Goal of the exercise: Starting at the first line of the listing below, repeat each line up to and including the one containing "0.378, 0.352, 0.335]". Leave out pictures.

Provided data:
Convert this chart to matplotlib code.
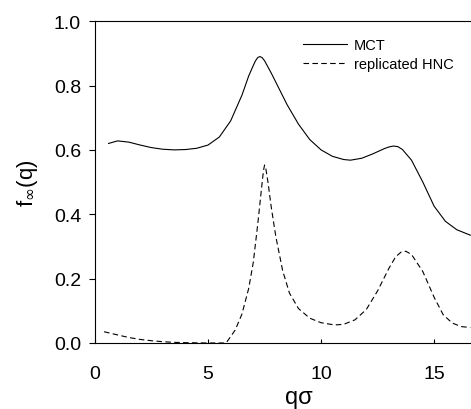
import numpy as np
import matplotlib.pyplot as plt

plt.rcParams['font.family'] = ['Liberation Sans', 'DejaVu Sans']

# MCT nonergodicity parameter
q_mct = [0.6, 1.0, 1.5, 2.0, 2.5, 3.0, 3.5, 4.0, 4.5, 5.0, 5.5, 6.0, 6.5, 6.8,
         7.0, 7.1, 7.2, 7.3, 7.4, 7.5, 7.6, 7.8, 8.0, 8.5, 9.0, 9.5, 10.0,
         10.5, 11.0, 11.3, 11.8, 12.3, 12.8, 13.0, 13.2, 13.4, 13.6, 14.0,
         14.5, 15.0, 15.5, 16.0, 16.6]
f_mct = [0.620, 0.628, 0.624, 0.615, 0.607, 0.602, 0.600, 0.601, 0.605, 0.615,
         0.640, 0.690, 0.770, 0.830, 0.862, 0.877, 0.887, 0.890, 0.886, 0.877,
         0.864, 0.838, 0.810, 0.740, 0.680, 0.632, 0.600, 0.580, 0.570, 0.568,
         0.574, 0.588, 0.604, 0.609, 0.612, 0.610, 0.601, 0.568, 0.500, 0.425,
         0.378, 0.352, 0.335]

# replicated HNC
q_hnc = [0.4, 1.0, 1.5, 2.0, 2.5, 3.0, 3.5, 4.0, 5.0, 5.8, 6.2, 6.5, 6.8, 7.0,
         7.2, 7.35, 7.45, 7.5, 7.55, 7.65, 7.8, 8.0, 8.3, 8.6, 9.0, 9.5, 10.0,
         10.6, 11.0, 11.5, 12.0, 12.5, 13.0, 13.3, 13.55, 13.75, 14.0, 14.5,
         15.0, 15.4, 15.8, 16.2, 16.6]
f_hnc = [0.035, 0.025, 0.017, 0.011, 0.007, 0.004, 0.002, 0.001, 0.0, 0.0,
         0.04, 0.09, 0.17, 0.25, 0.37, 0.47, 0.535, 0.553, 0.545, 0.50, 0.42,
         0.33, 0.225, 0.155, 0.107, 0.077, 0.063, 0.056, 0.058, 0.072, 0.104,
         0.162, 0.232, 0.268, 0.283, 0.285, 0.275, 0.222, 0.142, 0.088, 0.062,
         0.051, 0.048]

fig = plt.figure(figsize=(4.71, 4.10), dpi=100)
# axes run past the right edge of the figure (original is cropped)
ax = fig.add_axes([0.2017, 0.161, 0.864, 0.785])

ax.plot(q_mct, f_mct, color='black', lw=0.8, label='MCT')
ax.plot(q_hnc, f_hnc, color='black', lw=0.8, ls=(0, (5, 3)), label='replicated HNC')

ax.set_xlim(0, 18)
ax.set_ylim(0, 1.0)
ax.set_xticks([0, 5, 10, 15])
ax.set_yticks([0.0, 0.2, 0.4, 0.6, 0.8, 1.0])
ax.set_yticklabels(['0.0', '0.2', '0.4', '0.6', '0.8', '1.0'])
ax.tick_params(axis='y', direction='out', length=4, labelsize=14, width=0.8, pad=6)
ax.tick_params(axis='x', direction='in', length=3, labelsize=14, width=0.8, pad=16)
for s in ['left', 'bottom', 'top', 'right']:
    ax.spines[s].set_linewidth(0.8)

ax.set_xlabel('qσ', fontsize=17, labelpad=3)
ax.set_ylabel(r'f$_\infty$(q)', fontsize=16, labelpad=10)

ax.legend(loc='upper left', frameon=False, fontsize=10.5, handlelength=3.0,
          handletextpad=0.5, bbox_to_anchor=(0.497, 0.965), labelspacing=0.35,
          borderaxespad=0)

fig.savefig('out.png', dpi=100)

Exercise solution:
Convert this chart to matplotlib code.
import numpy as np
import matplotlib.pyplot as plt

plt.rcParams['font.family'] = ['Liberation Sans', 'DejaVu Sans']

# MCT nonergodicity parameter
q_mct = [0.6, 1.0, 1.5, 2.0, 2.5, 3.0, 3.5, 4.0, 4.5, 5.0, 5.5, 6.0, 6.5, 6.8,
         7.0, 7.1, 7.2, 7.3, 7.4, 7.5, 7.6, 7.8, 8.0, 8.5, 9.0, 9.5, 10.0,
         10.5, 11.0, 11.3, 11.8, 12.3, 12.8, 13.0, 13.2, 13.4, 13.6, 14.0,
         14.5, 15.0, 15.5, 16.0, 16.6]
f_mct = [0.620, 0.628, 0.624, 0.615, 0.607, 0.602, 0.600, 0.601, 0.605, 0.615,
         0.640, 0.690, 0.770, 0.830, 0.862, 0.877, 0.887, 0.890, 0.886, 0.877,
         0.864, 0.838, 0.810, 0.740, 0.680, 0.632, 0.600, 0.580, 0.570, 0.568,
         0.574, 0.588, 0.604, 0.609, 0.612, 0.610, 0.601, 0.568, 0.500, 0.425,
         0.378, 0.352, 0.335]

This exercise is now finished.